Why the mini to-do list works

Mini-list items turn even the most mundane tasks into something you can theoretically cross off, all while gradually building up in difficulty. The goal is to take the sense of accomplishment that comes with crossing something—anything—off your list, and then harnessing that accomplishment to motivate yourself further.

This hack actually comes from a depression coping strategy. Like with feeding yourself when you’re depressed, many of us understand how painfully simple tasks can quickly turn into a daunting list of steps that you struggle to complete.
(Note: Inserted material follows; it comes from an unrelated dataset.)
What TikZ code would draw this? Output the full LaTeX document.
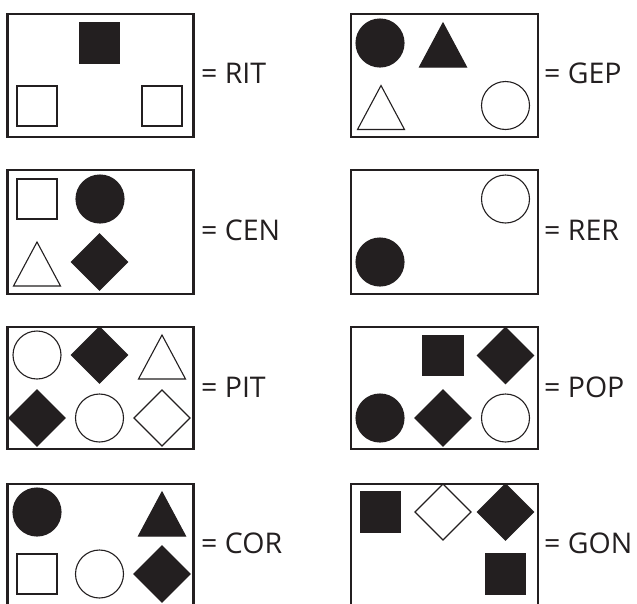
\documentclass[tikz,border=0pt]{standalone}
\usepackage{fontspec}
\setmainfont{Open Sans}
\usetikzlibrary{shapes.geometric}
\definecolor{ink}{HTML}{231F20}
\tikzset{
  frame/.style={draw=ink, line width=2.8pt, fill=white},
  shp/.style={draw=ink, line width=1.1pt, inner sep=0pt, outer sep=0pt},
  fb/.style={shp, fill=ink},
  ob/.style={shp, fill=white},
  sq/.style={rectangle, minimum size=40pt},
  ci/.style={circle, minimum size=48pt},
  di/.style={diamond, minimum width=56pt, minimum height=56pt},
  lbl/.style={anchor=base west, inner sep=0pt, font=\fontsize{28.5pt}{30pt}\selectfont, text=ink},
  tri/.pic={\path[pic actions] (0,-22) -- (23.5,22) -- (-23.5,22) -- cycle;}
}
\begin{document}
\begin{tikzpicture}[x=1pt,y=-1pt]
\useasboundingbox (0,0) rectangle (637,603);
\clip (0,0) rectangle (637,603);
\fill[white] (0,0) rectangle (637,603);
% ---- frames
\node[frame, anchor=north west, minimum width=186pt, minimum height=123pt, inner sep=0pt] (b1) at (6,12.5) {};
\node[frame, anchor=north west, minimum width=187pt, minimum height=123pt, inner sep=0pt] (b2) at (349.5,12.5) {};
\node[frame, anchor=north west, minimum width=186pt, minimum height=124pt, inner sep=0pt] (b3) at (6,168.5) {};
\node[frame, anchor=north west, minimum width=187pt, minimum height=124pt, inner sep=0pt] (b4) at (349.5,168.5) {};
\node[frame, anchor=north west, minimum width=186pt, minimum height=122pt, inner sep=0pt] (b5) at (6,325.5) {};
\node[frame, anchor=north west, minimum width=187pt, minimum height=122pt, inner sep=0pt] (b6) at (349.5,325.5) {};
\node[frame, anchor=north west, minimum width=186pt, minimum height=160pt, inner sep=0pt] (b7) at (6,482.5) {};
\node[frame, anchor=north west, minimum width=187pt, minimum height=160pt, inner sep=0pt] (b8) at (349.5,482.5) {};
% ---- labels
\node[lbl] (t1) at (201,83) {= RIT};
\node[lbl] (t2) at (544,83) {= GEP};
\node[lbl] (t3) at (201,240) {= CEN};
\node[lbl] (t4) at (544,240) {= RER};
\node[lbl] (t5) at (201,397) {= PIT};
\node[lbl] (t6) at (544,397) {= POP};
\node[lbl] (t7) at (201,553) {= COR};
\node[lbl] (t8) at (544,553) {= GON};
% ---- RIT
\node[fb,sq] (r1a) at (99.5,43) {};
\node[ob,sq] (r1b) at (37,106) {};
\node[ob,sq] (r1c) at (162,106) {};
% ---- GEP
\node[fb,ci] (g1) at (380,43) {};
\pic[fb] (g2) at (443,45) {tri};
\pic[ob] (g3) at (381,107.5) {tri};
\node[ob,ci] (g4) at (505.5,105.5) {};
% ---- CEN
\node[ob,sq] (c1) at (37,199) {};
\node[fb,ci] (c2) at (100,199) {};
\pic[ob] (c3) at (37,264) {tri};
\node[fb,di] (c4) at (99.5,262) {};
% ---- RER
\node[ob,ci] (e1) at (505.5,199) {};
\node[fb,ci] (e2) at (380,262) {};
% ---- PIT
\node[ob,ci] (p1) at (37,355) {};
\node[fb,di] (p2) at (99.5,355) {};
\pic[ob] (p3) at (162,357) {tri};
\node[fb,di] (p4) at (37,418) {};
\node[ob,ci] (p5) at (99.5,418) {};
\node[ob,di] (p6) at (162,418) {};
% ---- POP
\node[fb,sq] (o1) at (443,355.5) {};
\node[fb,di] (o2) at (505.5,355.5) {};
\node[fb,ci] (o3) at (380,418) {};
\node[fb,di] (o4) at (443,418) {};
\node[ob,ci] (o5) at (505.5,418) {};
% ---- COR
\node[fb,ci] (k1) at (37,512) {};
\pic[fb] (k2) at (162,514) {tri};
\node[ob,sq] (k3) at (37,574) {};
\node[ob,ci] (k4) at (99.5,574) {};
\node[fb,di] (k5) at (162,574) {};
% ---- GON
\node[fb,sq] (n1) at (380.5,512) {};
\node[ob,di] (n2) at (443,512) {};
\node[fb,di] (n3) at (505.5,512) {};
\node[fb,sq] (n4) at (505.5,574) {};
\end{tikzpicture}
\end{document}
Sometimes showering isn’t simply “showering;” it turns into taking off all your clothes, putting those clothes somewhere, getting the water to the right temperature, standing upright for 10 minutes, going through the motions of washing your hair and your face and your body, choosing when to stop the stream of water, drying off, and then selecting a new outfit and getting those clothes and so on and so forth.

But you don’t have to be diagnosed with depression to give yourself the same grace you otherwise would need.
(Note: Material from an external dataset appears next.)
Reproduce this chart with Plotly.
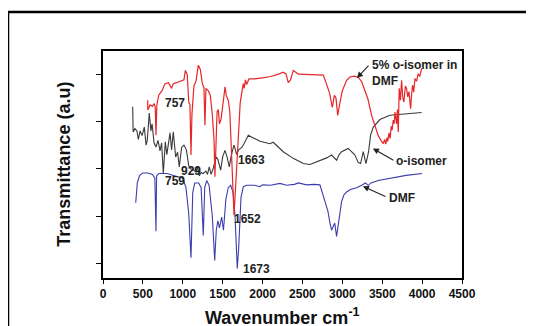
import plotly.graph_objects as go

# ---- data (wavenumber, transmittance a.u.) ----
red_x = [560, 562, 590, 620, 640, 655, 664, 675, 700, 740, 777, 820, 860, 880, 920, 980, 1015, 1032, 1055, 1075,
         1090, 1103, 1115, 1140, 1165, 1195, 1220, 1245, 1265, 1278, 1290, 1320, 1345, 1370, 1392, 1403, 1418, 1430,
         1445, 1460, 1480, 1500, 1530, 1545, 1570, 1590, 1615, 1642, 1665, 1690, 1720, 1758, 1770, 1785, 1800, 1830,
         1900, 2000, 2100, 2200, 2260, 2295, 2322, 2350, 2385, 2450, 2550, 2650, 2761, 2800, 2840, 2875, 2900, 2920,
         2942, 2970, 3000, 3054, 3095, 3150, 3200, 3240, 3280, 3320, 3367, 3410, 3450, 3492, 3513, 3530, 3545, 3560,
         3570, 3585, 3600, 3612, 3625, 3638, 3650, 3659, 3670, 3680, 3690, 3701, 3713, 3728, 3743, 3758, 3772, 3790,
         3805, 3820, 3835, 3846, 3856, 3870, 3881, 3895, 3910, 3930, 3951, 3970, 3994]
red_y = [4.45, 4.24, 4.35, 4.32, 4.38, 4.30, 3.71, 4.35, 4.56, 4.65, 4.80, 4.82, 4.70, 4.80, 4.82, 4.85, 4.88, 5.08,
         5.00, 4.41, 4.35, 3.29, 4.15, 4.75, 4.85, 5.19, 5.10, 4.80, 4.72, 3.92, 4.70, 4.65, 4.55, 4.15, 3.60, 2.83,
         3.90, 4.20, 4.25, 3.95, 4.05, 4.35, 4.73, 4.55, 4.45, 4.20, 3.20, 2.02, 2.70, 3.60, 4.40, 4.80, 4.70, 4.88,
         4.78, 4.90, 4.90, 4.92, 4.95, 5.00, 5.04, 5.00, 4.82, 4.88, 5.08, 5.00, 4.99, 4.99, 4.98, 4.80, 4.60, 4.30,
         4.55, 4.50, 4.13, 4.40, 4.65, 4.87, 4.94, 4.96, 4.93, 4.85, 4.68, 4.48, 4.13, 3.90, 3.70, 3.58, 3.53, 3.62,
         3.52, 3.66, 3.58, 3.76, 3.64, 3.90, 3.82, 4.03, 3.95, 4.20, 4.05, 3.95, 4.25, 3.78, 4.70, 4.45, 4.87, 4.50,
         4.41, 4.75, 4.70, 4.52, 4.63, 4.40, 4.27, 4.60, 4.77, 4.62, 4.91, 4.85, 5.01, 4.95, 5.12]

black_x = [372, 378, 400, 425, 443, 465, 490, 518, 540, 555, 580, 600, 615, 640, 664, 690, 715, 735, 756, 781, 800,
           840, 860, 881, 911, 935, 956, 985, 1015, 1045, 1074, 1100, 1130, 1165, 1185, 1207, 1230, 1255, 1290, 1310,
           1332, 1355, 1380, 1416, 1440, 1475, 1500, 1529, 1555, 1583, 1610, 1642, 1660, 1675, 1700, 1740, 1767, 1821,
           1967, 2093, 2134, 2259, 2385, 2510, 2594, 2678, 2803, 2866, 2900, 2928, 2960, 2991, 3074, 3158, 3200, 3229,
           3262, 3296, 3329, 3354, 3388, 3471, 3596, 3805, 3994]
black_y = [4.31, 3.78, 3.85, 3.80, 3.62, 3.80, 3.70, 3.88, 3.50, 3.60, 4.18, 3.80, 3.95, 3.55, 3.46, 3.60, 3.38, 3.55,
           2.90, 3.57, 3.30, 3.76, 3.40, 3.78, 3.25, 3.35, 3.04, 3.45, 3.50, 3.40, 3.07, 3.00, 2.98, 2.93, 3.04, 2.85,
           2.92, 2.90, 2.95, 2.88, 3.04, 2.88, 3.00, 3.25, 3.20, 2.97, 3.25, 3.39, 3.25, 3.04, 3.30, 3.50, 3.40, 3.30,
           3.40, 3.45, 3.53, 3.71, 3.58, 3.53, 3.56, 3.36, 3.22, 3.11, 3.09, 3.14, 3.23, 3.29, 3.22, 3.18, 3.30, 3.36,
           3.43, 3.29, 3.13, 3.11, 3.36, 3.11, 3.36, 3.71, 3.88, 4.04, 4.13, 4.16, 4.19]

blue_x = [410, 430, 460, 500, 560, 620, 650, 664, 672, 700, 800, 880, 950, 1000, 1040, 1061, 1075, 1103, 1125, 1150,
          1200, 1230, 1257, 1275, 1300, 1330, 1370, 1400, 1420, 1440, 1460, 1487, 1510, 1540, 1570, 1600, 1630, 1655,
          1683, 1700, 1730, 1760, 1800, 1900, 1967, 2000, 2100, 2218, 2300, 2400, 2450, 2550, 2650, 2719, 2753, 2790,
          2820, 2845, 2866, 2890, 2905, 2928, 2960, 2990, 3020, 3054, 3100, 3180, 3242, 3290, 3325, 3360, 3450, 3600,
          3800, 4000]
blue_y = [2.28, 2.70, 2.86, 2.91, 2.91, 2.88, 2.80, 1.68, 2.85, 2.90, 2.90, 2.86, 2.84, 2.80, 2.60, 2.19, 2.05, 1.12,
          2.50, 2.70, 2.70, 2.60, 1.59, 2.60, 2.75, 2.65, 2.00, 1.06, 1.70, 1.90, 1.75, 1.98, 1.70, 2.35, 2.60, 2.65,
          2.50, 2.00, 0.89, 1.30, 2.40, 2.62, 2.65, 2.65, 2.62, 2.66, 2.65, 2.69, 2.65, 2.67, 2.70, 2.66, 2.67, 2.66,
          2.48, 2.30, 2.10, 1.85, 1.70, 1.80, 1.85, 1.57, 1.95, 2.30, 2.45, 2.51, 2.56, 2.60, 2.65, 2.70, 2.65, 2.70,
          2.75, 2.80, 2.86, 2.90]

x_ticks = [0, 500, 1000, 1500, 2000, 2500, 3000, 3500, 4000, 4500]
y_ticks = [1, 2, 3, 4, 5]

peak_labels = ["757", "759", "929", "1663", "1652", "1673"]
peak_label_x = [902, 902, 1103, 1867, 1817, 1930]
peak_label_y = [4.39, 2.74, 2.95, 3.18, 1.93, 0.89]

FONT = "Liberation Sans, Arial, sans-serif"

fig = go.Figure()
fig.add_trace(go.Scatter(x=black_x, y=black_y, mode="lines", line=dict(color="#3a3a3a", width=1.1),
                         showlegend=False, hoverinfo="skip"))
fig.add_trace(go.Scatter(x=blue_x, y=blue_y, mode="lines", line=dict(color="#3c3cae", width=1.1),
                         showlegend=False, hoverinfo="skip"))
fig.add_trace(go.Scatter(x=red_x, y=red_y, mode="lines", line=dict(color="#e8262a", width=1.2),
                         showlegend=False, hoverinfo="skip"))

annotations = []
for t, ax_, ay_ in zip(peak_labels, peak_label_x, peak_label_y):
    annotations.append(dict(x=ax_, y=ay_, xref="x", yref="y", text=t, showarrow=False,
                            font=dict(family=FONT, size=12, color="#222", weight="bold")))

# curve labels
annotations.append(dict(x=3346, y=5.02, xref="x", yref="y", text="5% o-isomer in<br>DMF", showarrow=False,
                        xanchor="left", align="left",
                        font=dict(family=FONT, size=12, color="#222", weight="bold")))
annotations.append(dict(x=3997, y=3.17, xref="x", yref="y", text="o-isomer", showarrow=False,
                        font=dict(family=FONT, size=12, color="#222", weight="bold")))
annotations.append(dict(x=3747, y=2.39, xref="x", yref="y", text="DMF", showarrow=False,
                        font=dict(family=FONT, size=12, color="#222", weight="bold")))

# pointer arrows
for hx, hy, tx, ty in [(3183, 4.92, 3346, 5.21), (3383, 3.43, 3659, 3.16), (3258, 2.63, 3559, 2.40)]:
    annotations.append(dict(x=hx, y=hy, ax=tx, ay=ty, xref="x", yref="y", axref="x", ayref="y", text="",
                            showarrow=True, arrowhead=2, arrowsize=1.1, arrowwidth=1.1, arrowcolor="#222"))

# axis titles
annotations.append(dict(x=-0.111, y=0.5, xref="paper", yref="paper", text="Transmittance (a.u)",
                        textangle=-90, showarrow=False, xanchor="center", yanchor="middle",
                        font=dict(family=FONT, size=18, color="#111", weight="bold")))
annotations.append(dict(x=0.5, y=-0.168, xref="paper", yref="paper", text="Wavenumber cm<sup>-1</sup>",
                        showarrow=False, xanchor="center", yanchor="middle",
                        font=dict(family=FONT, size=18, color="#111", weight="bold")))

# page body has an 8px default margin, so the figure is 8px smaller than the window
fig.update_layout(
    width=526, height=318, autosize=False,
    margin=dict(l=95, r=72, t=43, b=48, pad=0),
    paper_bgcolor="white", plot_bgcolor="white",
    annotations=annotations,
    shapes=[dict(type="rect", xref="paper", yref="paper", x0=-0.2646, x1=1.25, y0=-0.30, y1=1.1718,
                 line=dict(color="black", width=2.5), fillcolor="rgba(0,0,0,0)", layer="above")],
    xaxis=dict(range=[0, 4500], tickvals=x_ticks, ticks="outside", ticklen=4, tickwidth=1.2, tickcolor="black",
               showline=True, linecolor="black", linewidth=1.5, mirror=True, showgrid=False, zeroline=False,
               tickfont=dict(family=FONT, size=12, color="#111", weight="bold")),
    yaxis=dict(range=[0.69, 5.49], tickvals=y_ticks, showticklabels=False, ticks="outside", ticklen=5,
               tickwidth=1.2, tickcolor="black", showline=True, linecolor="black", linewidth=1.5, mirror=True,
               showgrid=False, zeroline=False),
)

fig.write_html("out.html")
Kick-start your mini to-do list

Like with the showering example above, often a task that should be one list item starts to feel like 20 smaller items. Use that to your advantage. All those mini-steps can be reframed as bite-sized sources of accomplishment.

And so, if you’re struggling with the very first step of coming up with a to-do list, here are some manageable ideas to kick off your list:

Turn “make bed” into “get out from under covers, get out of bed, straighten pillows...”Turn “send emails” into “open laptop, log into email, hit ‘reply,’ draft email outline, write subject line, etc...” Turn “workout” into “pick out exercise clothes, decide on type of workout, listen to pump-up song, lace shoes, fill water bottle...

This micro-level of to-do list items are all you need to get yourself in motion. You don’t have to actually write it all down, but the physical act of crossing items off certainly helps.

One last note: Avoid multitasking here. Your goal is about crossing things off. You already broke down bigger tasks into bite-sized chunks, so don’t get tempted into merging tasks right back into those bigger items.